EXERCISE PROMPT =>
Find the lines that include the string "chart" and report how many there are. Give no other text.

DATA FOR THIS TASK =>

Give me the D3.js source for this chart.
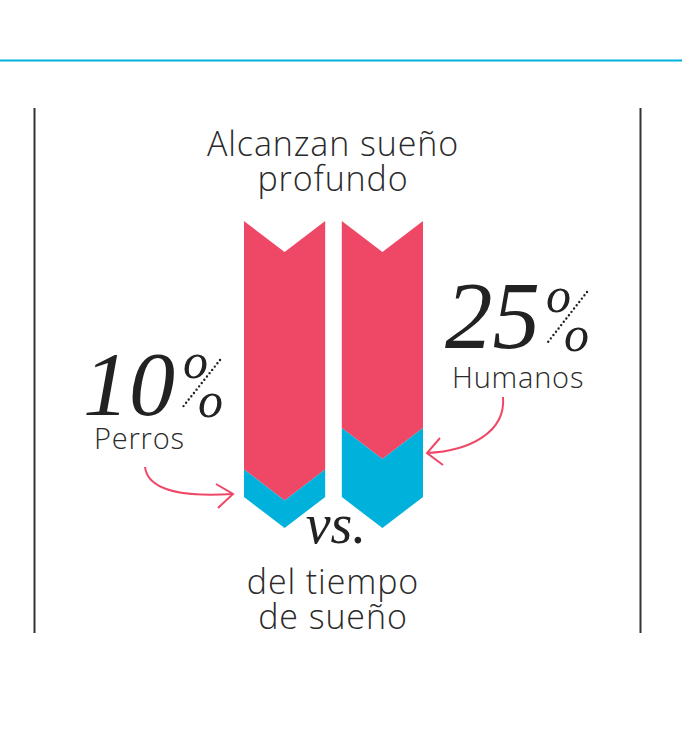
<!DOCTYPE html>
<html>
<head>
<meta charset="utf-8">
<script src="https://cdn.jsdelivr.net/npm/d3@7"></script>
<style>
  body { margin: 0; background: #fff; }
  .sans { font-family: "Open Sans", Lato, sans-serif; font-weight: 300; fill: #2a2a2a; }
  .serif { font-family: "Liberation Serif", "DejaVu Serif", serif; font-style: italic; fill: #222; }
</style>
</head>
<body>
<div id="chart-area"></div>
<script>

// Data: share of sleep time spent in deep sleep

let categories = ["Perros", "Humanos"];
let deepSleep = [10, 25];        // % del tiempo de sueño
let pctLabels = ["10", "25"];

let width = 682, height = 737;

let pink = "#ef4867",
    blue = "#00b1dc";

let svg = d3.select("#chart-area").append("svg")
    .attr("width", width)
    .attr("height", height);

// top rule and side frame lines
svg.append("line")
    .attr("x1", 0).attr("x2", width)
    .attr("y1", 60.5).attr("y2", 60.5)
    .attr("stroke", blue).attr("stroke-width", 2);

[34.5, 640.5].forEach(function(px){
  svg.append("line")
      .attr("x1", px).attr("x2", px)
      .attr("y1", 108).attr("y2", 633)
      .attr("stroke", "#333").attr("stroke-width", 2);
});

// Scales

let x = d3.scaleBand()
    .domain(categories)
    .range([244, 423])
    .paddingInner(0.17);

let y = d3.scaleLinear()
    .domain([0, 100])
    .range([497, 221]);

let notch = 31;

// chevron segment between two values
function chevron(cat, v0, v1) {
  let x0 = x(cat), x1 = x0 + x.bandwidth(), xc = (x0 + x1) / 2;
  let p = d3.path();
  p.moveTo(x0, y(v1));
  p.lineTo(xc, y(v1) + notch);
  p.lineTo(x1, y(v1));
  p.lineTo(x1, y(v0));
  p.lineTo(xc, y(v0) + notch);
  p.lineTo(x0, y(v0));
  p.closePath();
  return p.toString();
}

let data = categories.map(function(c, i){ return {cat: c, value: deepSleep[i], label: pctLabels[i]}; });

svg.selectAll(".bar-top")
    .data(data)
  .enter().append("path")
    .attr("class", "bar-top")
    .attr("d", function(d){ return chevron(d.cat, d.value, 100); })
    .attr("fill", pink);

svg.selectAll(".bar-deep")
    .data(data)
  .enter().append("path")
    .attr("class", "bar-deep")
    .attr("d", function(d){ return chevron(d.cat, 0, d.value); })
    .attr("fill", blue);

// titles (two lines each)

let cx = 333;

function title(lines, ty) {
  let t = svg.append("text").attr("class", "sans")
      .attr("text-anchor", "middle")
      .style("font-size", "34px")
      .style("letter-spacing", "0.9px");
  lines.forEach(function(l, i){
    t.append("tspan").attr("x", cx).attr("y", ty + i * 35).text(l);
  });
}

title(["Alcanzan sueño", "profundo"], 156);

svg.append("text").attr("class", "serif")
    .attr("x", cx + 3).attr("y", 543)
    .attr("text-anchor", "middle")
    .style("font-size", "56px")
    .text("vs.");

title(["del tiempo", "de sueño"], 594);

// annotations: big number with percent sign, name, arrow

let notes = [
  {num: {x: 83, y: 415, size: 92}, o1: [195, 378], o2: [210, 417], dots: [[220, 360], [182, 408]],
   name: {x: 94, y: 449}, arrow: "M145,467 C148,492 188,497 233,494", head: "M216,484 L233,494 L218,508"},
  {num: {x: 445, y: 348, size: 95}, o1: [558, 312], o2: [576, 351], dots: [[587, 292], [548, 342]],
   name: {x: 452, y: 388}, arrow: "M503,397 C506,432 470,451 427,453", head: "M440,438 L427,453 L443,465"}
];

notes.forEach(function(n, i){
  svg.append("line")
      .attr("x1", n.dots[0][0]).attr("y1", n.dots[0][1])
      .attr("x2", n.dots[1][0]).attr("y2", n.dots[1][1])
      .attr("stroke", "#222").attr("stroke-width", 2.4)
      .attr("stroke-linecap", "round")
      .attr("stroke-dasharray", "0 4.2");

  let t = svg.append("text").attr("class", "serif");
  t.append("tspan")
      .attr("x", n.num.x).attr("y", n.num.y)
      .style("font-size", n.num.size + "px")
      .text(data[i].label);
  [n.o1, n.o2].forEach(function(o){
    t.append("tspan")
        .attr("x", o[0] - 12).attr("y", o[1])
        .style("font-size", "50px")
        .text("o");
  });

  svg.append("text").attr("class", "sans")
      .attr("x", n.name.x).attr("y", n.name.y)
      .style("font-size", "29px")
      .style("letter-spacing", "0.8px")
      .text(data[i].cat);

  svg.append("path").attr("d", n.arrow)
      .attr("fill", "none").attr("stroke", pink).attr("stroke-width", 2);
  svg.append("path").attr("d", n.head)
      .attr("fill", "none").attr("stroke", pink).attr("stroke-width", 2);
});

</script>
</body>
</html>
* * *
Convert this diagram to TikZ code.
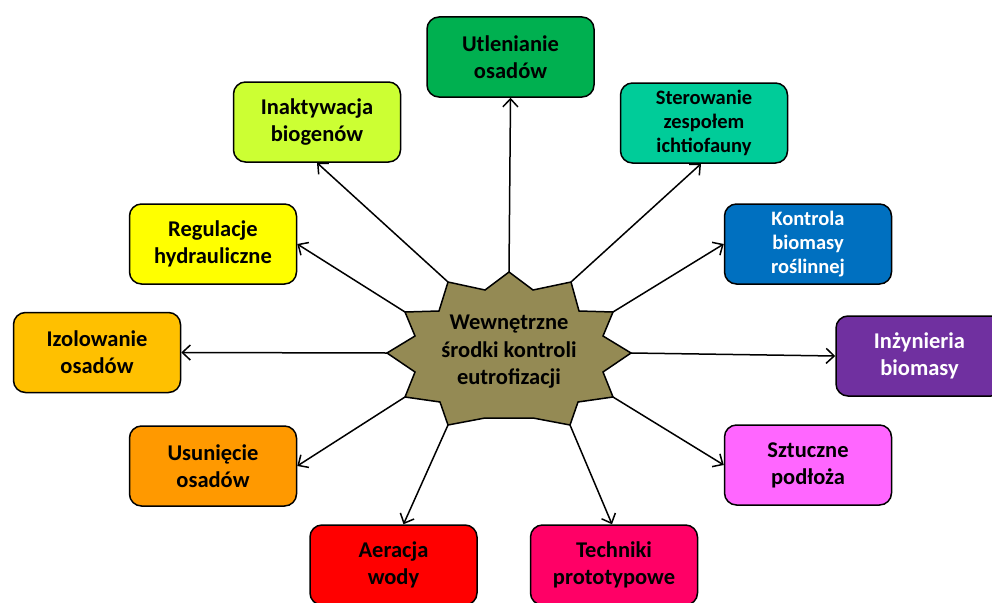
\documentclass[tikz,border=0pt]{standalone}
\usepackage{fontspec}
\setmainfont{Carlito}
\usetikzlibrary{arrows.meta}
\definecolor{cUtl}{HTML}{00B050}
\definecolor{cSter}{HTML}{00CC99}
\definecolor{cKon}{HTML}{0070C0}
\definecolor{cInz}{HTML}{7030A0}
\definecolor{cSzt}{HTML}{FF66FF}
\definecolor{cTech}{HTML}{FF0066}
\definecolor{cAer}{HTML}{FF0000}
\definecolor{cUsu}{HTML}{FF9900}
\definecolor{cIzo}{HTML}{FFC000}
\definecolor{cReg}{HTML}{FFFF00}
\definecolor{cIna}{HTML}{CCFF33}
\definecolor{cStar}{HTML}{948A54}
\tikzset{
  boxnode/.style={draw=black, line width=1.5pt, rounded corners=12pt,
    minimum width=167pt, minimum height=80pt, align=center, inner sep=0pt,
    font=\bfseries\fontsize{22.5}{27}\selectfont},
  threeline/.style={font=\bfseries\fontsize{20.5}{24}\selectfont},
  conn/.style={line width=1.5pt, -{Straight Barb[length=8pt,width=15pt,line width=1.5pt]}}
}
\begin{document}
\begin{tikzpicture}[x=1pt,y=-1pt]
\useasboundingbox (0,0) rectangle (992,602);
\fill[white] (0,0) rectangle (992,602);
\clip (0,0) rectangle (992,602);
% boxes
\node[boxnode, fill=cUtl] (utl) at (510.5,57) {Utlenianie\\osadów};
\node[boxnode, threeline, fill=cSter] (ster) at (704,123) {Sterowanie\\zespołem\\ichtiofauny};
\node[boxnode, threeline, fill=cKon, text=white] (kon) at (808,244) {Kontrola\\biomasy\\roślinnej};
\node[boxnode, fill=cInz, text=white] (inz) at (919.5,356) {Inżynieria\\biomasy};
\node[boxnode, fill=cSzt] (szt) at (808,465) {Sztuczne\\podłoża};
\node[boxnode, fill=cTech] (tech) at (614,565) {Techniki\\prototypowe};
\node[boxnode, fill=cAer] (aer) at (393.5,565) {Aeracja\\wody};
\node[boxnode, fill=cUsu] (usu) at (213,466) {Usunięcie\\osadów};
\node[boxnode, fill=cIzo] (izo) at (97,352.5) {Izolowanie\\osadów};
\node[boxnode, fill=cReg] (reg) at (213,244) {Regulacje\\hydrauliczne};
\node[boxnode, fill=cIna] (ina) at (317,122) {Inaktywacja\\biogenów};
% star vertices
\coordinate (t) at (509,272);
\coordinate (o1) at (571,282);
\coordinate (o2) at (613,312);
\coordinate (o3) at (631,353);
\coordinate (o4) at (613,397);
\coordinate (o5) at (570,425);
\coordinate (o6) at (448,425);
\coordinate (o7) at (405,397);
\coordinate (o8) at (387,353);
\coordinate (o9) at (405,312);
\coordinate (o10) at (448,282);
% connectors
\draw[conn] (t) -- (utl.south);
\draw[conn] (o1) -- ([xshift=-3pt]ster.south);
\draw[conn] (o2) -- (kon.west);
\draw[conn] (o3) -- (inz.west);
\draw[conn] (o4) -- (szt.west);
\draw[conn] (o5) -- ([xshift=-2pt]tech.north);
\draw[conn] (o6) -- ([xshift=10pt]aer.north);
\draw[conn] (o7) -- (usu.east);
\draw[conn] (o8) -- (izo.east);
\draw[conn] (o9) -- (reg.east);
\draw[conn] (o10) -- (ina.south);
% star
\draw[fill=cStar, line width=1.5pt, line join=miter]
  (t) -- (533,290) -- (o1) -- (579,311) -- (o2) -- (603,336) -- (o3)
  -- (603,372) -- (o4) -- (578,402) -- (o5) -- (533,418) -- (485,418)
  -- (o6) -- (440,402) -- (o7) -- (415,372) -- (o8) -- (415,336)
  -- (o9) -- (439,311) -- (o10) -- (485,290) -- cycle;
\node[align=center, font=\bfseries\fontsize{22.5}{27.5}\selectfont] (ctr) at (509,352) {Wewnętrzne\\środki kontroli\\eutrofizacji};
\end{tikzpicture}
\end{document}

FULL SOLUTION =>
3